# Cheap wireless flash triggers for Nikon



## SCaswell (Jul 18, 2010)

Hi all!

I am looking for a cheap set of slaves for my Nikon (with  Nissin Di866 flash). I am at the point where I know what they are, how they work, and what I want them to do, but I have no idea what to start looking for. I know that if I go into a local photo shop, they will probably take advantage of my noob-ness. I'm not looking for them to communicate extraordinary distances, just enough so that I can photograph someone from the front and have them lit from the side, etc.


But I'm also on a budget, so if anyone knows any ebay hot spots or generic names I could look into that would be great!

Thanks in advance!

Sarah


----------



## gsgary (Jul 18, 2010)

I have just bought these not really budget but work flawlessly
Seculine TwinLink Flash Trigger


----------



## KmH (Jul 18, 2010)

Inexpensive eBay radio triggers:


PT-04 C Radio Wireless Remote Double-Flash Trigger?3Rx - eBay (item 280402884186 end time Jul-25-10 01:50:11 PDT)

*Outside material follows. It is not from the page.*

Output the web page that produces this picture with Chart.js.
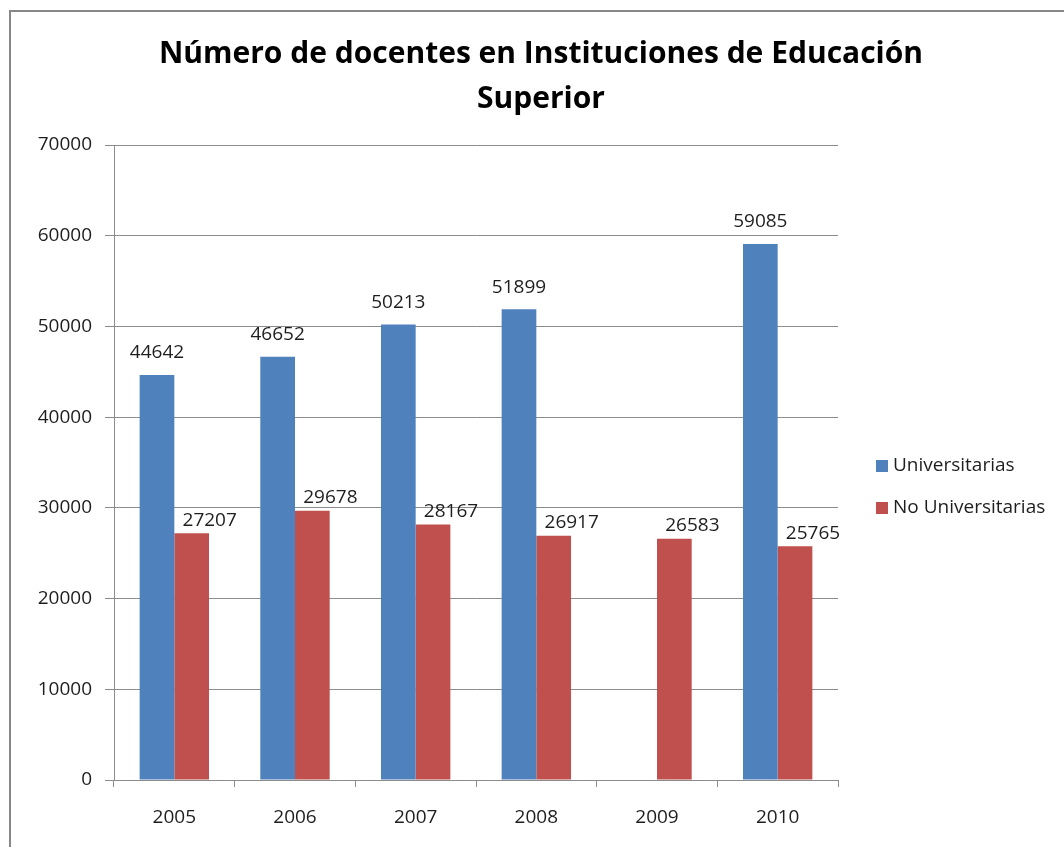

I have used those and was impressed with the performance relative to the cost.


----------



## Alpha (Jul 18, 2010)

I really like the Cactus v4's (Gadget Infinity :: Digital Camera :: Flash Trigger :: Cactus Wireless Flash Trigger Set V4). They're cheap and so far have been very reliable.


----------



## SCaswell (Jul 18, 2010)

Awesome! Thanks all!


----------



## djacobox372 (Jul 21, 2010)

The absolute cheapest solution are optical triggers like this one, they cost only a few dollars each and are triggered by other flashes:


----------



## Alpha (Jul 21, 2010)

djacobox372 said:


> The absolute cheapest solution are optical triggers like this one, they cost only a few dollars each and are triggered by other flashes:



Peanut slaves are great when you know you can get them into a position where they'll receive lots of light. Other than that, they're highly temperamental.


----------